Что ж, тут же я наталкиваюсь на младшую сестру, на Мицци: церковь ди Санта Мария Маджоре, chiesa di Santa Maria Maggiore, Святой Марии Бо́льшей. Конечно, церковь посвящена Деве Марии, а не сестре Лазаря, но я думаю, что всё равно в данном случае итальянское слово maggiore надо переводить именно так (как и в случае с Сан Джорджо Маджоре), а не просто «большой», как это чаще всего делается, потому что здесь оно имеет тот же оттенок, что и наше слэнговое «мажор»: старшинства и главенства, а не просто размера. В своё время церковь эта и была мажорной, то есть была уважаема, почитаема и посещаема – богата. Закрытая Наполеоном, она теперь позабыта-позаброшена, пуста, одинока и задумчива, как Мицци в конце поэмы Кузмина. Церковь служит складским помещением, а на территории монастыря, которому она принадлежала, в XX веке располагалась городская тюрьма, практически, надо сказать, пустовавшая, ибо преступность в Венеции давным-давно условность, существует чуть ли не только в фильмах giallo. Сейчас здесь тюрьмы уже нет, но всё же: заброшенная церковь, бывшая тюрьма в бывшем монастыре, в которой, наверное, держали Джованни Бруньера, зарезавшего Джованни Стуки… Всё снова подводит к строкам из «Лазаря»: «Дамы, дамы, молодые люди, Что вы не гуляете по липкам, Что не забавляетесь в Давосе, Веселя снега своим румянцем? Отчего, как загнанное стадо, Вы толпитесь в этом душном зале, Прокурора слушая с волненьем, Словно он объявит приз за хоккей?» Поэма Кузмина, как и полагается произведению Goldene Zwanziger, ещё и очень кинематографична, доктора Калигари и Мабузе из неё так и лезут, и здесь, на Кампо Санта Мария Маджоре, Campo Santa Maria Maggiore, около покинутой Мицци, церкви, которая «Зачем же Мицци так бледна? О чем задумалась она, Как будто брату и не рада, – Стоит там, у калитки сада, В свои мечты погружена?», мне кинематограф лезет в душу чуть ли не сильнее, чем в остальной Венеции. Вместо тюрьмы теперь какие-то военно-полицейские организации, и современные милитаристские формы на фоне средневековья церковных стен проходят мурлыкающим нежно треском мигающего cinéma.
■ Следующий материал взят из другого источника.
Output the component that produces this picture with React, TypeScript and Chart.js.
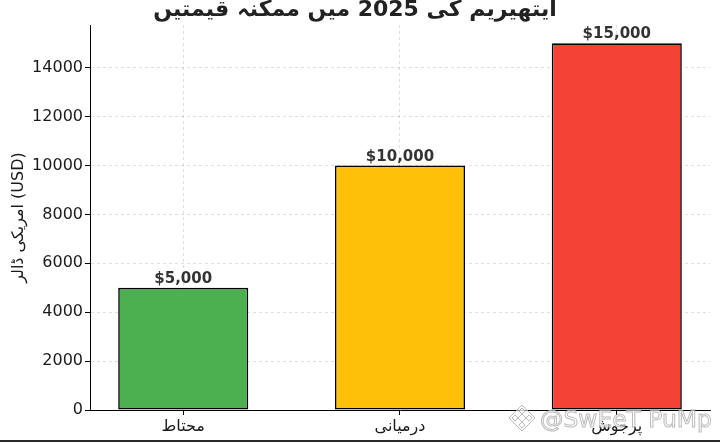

С Марты и Мицци для меня и начинается Санта Кроче.
За Санта Мария Маджоре лежит новый для Венеции район, который я бы назвал районом венецианского социализма: есть здесь ощущение иждивенческой апатии всеобщего благоденствия, внешней заурядностью довольства раздавившего индивидуальность. На улице со смысловым названием Рио Терà деи Пенсиери, Rio Terà dei Pensieri, Засыпанный (вариант перевода – Заземлённый) Канал Мыслей, не по-венециански прямой и нормальной, приходят на ум печальные рассуждения о будущем Европы, обрисованном судьбой Венеции – какие мысли ещё здесь могут появиться? Застройка здесь времён неореализма, и о нём, а точнее – о лучшей экранизации литературного произведения, которую я знаю, о «Белых ночах» Лукино Висконти, созданной «в рамках неореализма», как говорит об этом стандартная кинокритика, я тут и вспоминаю.
Ну вот, я оказался там, откуда начал, в «Точно я вдруг очутился в Италии». Повесть «Белые ночи» – моё любимейшее произведение о Петербурге, а фильм Висконти – один из моих любимейших фильмов; в «сентиментальном романе» Достоевского сентиментальности столько же, сколько и в романе «Берлин Александерплац» Дёблина. «Белые ночи» – идиллия экспрессионизма, и главный герой, «мечтатель … не человек, а, знаете, какое-то существо среднего рода. Селится он большею частию где-нибудь в неприступном углу, как будто таится в нем даже от дневного света, и уж если заберётся к себе, то так и прирастет к своему углу, как улитка, или, по крайней мере, он очень похож в этом отношении на то занимательное животное, которое и животное и дом вместе, которое называется черепахой», персонаж покруче любого лирического героя сборника Die Menschheitsdämmerung, «Сумерки человечества», как называлась антология немецкой поэзии 1919 года. Растерянности и страха в нём не меньше, чем во Франце Биберкопфе из «Берлин Александерплац», да и поэтика урбанизма схожа. Висконти, сентиментализмом нисколько не обманутый, взявшись за экранизацию, свой пресловутый неореализм обращает в неоэкспрессионизм во вкусе раннего Ланга. Мне всегда казалось, что фильм снят именно в Венеции, в районе Рио Терà деи Пенсиери, так что я даже на этом целую историю построил.